Great branding

Introduction

Is it even possible to measure whether or not your company's brand assets have the potential to be a great and enduring brand in the hearts and minds of your customers?

What makes a good brand?

A strong brand can deliver many benefits. A thoughtfully articulated communication strategy – from logo to answering the phone – will influence the way your customers behave towards your business. Clear and consistent application of corporate identity principles make it more likely that you will be able to associate emotionally as well as inform your customers and so develop genuine loyalty with your company. Application of the branding principles helps create anticipation of service level and quality and will help you stand apart and sell your services at a premium.

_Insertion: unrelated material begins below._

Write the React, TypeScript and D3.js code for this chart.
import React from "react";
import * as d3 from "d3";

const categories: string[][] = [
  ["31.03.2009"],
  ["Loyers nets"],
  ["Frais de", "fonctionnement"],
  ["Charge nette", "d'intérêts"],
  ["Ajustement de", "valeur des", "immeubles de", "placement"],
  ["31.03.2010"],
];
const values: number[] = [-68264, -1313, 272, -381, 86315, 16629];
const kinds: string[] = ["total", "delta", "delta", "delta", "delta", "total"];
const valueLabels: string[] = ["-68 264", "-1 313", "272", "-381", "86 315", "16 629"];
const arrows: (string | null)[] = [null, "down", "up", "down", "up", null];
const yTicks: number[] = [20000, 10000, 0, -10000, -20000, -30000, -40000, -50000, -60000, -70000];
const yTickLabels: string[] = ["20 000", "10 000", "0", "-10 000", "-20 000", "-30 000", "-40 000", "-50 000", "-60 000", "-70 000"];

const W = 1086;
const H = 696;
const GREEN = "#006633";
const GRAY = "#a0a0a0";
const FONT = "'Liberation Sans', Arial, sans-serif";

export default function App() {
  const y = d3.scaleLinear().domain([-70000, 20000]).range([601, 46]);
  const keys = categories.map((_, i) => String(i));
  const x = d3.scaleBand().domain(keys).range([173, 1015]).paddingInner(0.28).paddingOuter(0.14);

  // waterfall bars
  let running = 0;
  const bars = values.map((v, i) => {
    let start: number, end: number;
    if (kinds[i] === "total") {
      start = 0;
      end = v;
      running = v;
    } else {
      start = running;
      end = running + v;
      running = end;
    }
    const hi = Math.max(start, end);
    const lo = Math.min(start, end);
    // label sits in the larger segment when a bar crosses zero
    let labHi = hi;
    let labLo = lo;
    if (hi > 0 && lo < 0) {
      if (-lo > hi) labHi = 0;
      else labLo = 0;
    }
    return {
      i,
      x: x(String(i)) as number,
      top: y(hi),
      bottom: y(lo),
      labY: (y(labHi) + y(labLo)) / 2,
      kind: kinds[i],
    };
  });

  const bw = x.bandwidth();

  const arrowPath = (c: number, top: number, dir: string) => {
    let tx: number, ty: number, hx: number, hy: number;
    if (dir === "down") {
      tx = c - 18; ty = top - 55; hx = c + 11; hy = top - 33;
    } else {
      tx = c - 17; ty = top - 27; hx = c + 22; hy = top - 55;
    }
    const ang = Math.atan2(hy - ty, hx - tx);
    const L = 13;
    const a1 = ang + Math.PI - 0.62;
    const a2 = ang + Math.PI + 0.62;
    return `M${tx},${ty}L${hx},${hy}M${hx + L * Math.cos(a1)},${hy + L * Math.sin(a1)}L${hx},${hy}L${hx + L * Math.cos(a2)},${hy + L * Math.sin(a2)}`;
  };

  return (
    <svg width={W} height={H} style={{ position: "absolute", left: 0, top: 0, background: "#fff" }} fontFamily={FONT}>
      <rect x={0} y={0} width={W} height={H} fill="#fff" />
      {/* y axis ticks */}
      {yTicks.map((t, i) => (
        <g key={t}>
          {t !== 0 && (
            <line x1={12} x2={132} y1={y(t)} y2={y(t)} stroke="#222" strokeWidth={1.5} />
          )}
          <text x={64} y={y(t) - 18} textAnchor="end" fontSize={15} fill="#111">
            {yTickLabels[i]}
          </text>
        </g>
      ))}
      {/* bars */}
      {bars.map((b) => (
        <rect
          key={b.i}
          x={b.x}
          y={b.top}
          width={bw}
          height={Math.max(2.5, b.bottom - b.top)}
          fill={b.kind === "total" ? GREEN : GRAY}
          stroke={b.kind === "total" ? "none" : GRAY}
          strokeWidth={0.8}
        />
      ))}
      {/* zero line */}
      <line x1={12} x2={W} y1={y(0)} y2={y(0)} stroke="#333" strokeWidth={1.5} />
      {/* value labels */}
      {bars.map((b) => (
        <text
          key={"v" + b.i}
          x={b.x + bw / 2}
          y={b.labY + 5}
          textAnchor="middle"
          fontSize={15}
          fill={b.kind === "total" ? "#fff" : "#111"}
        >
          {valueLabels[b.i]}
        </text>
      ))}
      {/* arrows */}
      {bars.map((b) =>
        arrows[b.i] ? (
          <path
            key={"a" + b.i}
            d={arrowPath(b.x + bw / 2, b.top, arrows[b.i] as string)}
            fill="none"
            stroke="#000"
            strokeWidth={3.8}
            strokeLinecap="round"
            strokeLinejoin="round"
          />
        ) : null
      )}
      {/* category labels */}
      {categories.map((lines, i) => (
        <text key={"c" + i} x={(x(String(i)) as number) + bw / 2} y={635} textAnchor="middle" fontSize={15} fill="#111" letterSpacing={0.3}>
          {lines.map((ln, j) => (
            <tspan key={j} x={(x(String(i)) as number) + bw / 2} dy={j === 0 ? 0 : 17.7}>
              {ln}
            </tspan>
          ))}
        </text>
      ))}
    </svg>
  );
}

Ultimately, the bottom line is impacted when companies make a coordinated effort to maintain and build their brand – benefiting sales and long-term profitability.

What makes a good brand?

A successful brand can be measured against the following key criteria: 

  • Clarifies your point of difference
  • Has a clear organising thought behind it
  • Coherent, easy to understand, and memorable
  • Applied consistently to every touch-point
  • Communicates what you can deliver on
  • Has legs to run with / generates stories
  • Something that your audience relates to.

How does your brand score? 

Is it unique or does it copy what others do?

Is there one single idea or are there simply too many ideas?

Is your proposition easy to understand or do your customers find you programme, products and services foggy and vague?

Do you behave and apply all your assets consistently or does everyone in every department do their own thing?

Does your company deliver the promise it makes always or makes compromises on its values?

Does your proposition or big idea lend itself to the generation of shareable narratives or have lackluster appeal?

Do you offer something that other people need or is this something that you’re doing because you need it to be?

Does what you do and offer play to your strengths or are you struggling to attain a standard marginally better than your weaknesses?

Are you proud of the way your business is communicated or is there there room for improvement?